Wellington City Council and mana whenua have also recently established a formal relationship, signing the Tākai Herei partnership in 2022. It sets a framework for how they will work together for the benefit of the city and region, and is underpinned by shared values and tikanga.  

Then-councillor Jill Day (Ngāti Tūwharetoa) stressed how important it was that mana whenua took the lead in what this partnership looks like. “Historically, councils are known for not improving the wellbeing of Māori. But this is now an especially important goal to us as a city,” she told LGNZ. “But we can't lead that - we need to work with mana whenua on this and be guided by mana whenua in how we do that.” That’s localism in action – allowing the local voices of those affected by decisions to be a key part of shaping what those decisions are.  
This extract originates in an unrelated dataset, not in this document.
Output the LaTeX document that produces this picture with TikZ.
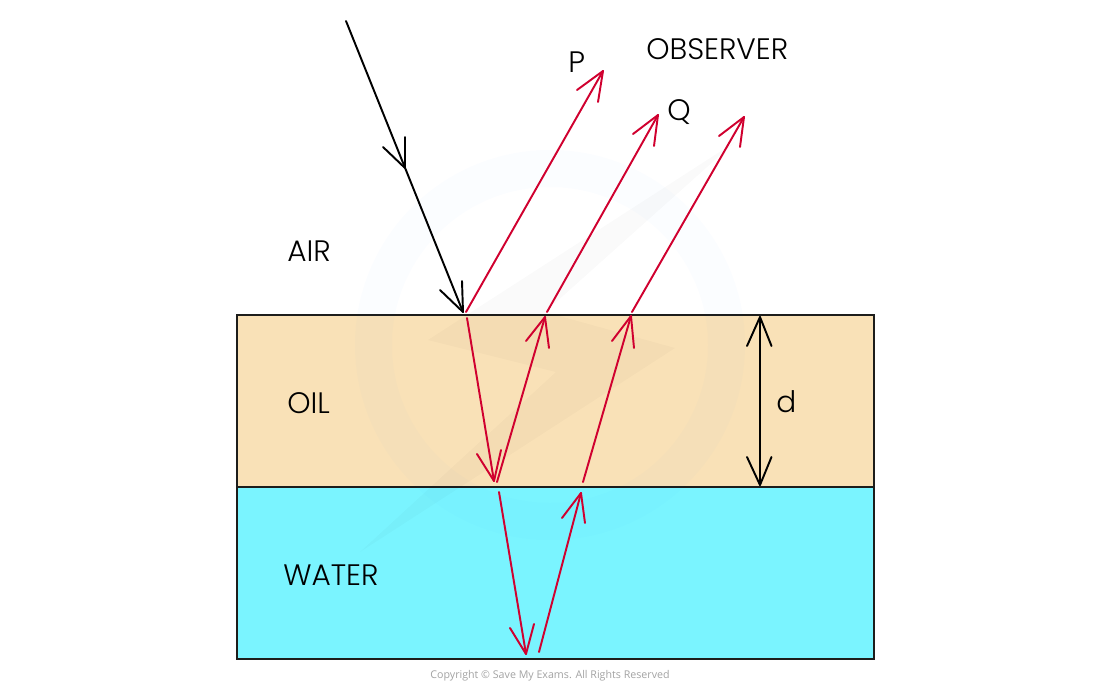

There are many other great examples of genuine partnership happening across the motu, and key to them all is this localism-focused approach – ensuring that iwi, hapū and Māori have genuine input into decisions that will affect their future. Which is, at the end of the day, good for everyone. As Liz Kelly, the Ngāti Toa Rangatira representative on Wellington City Council’s committees and subcommittees, says: “I don't think that you can separate it and say, “this only benefiting Māori”, because whatever benefits us benefits everybody. And, if you’re talking about the environment, the things we want for our environment benefit everybody.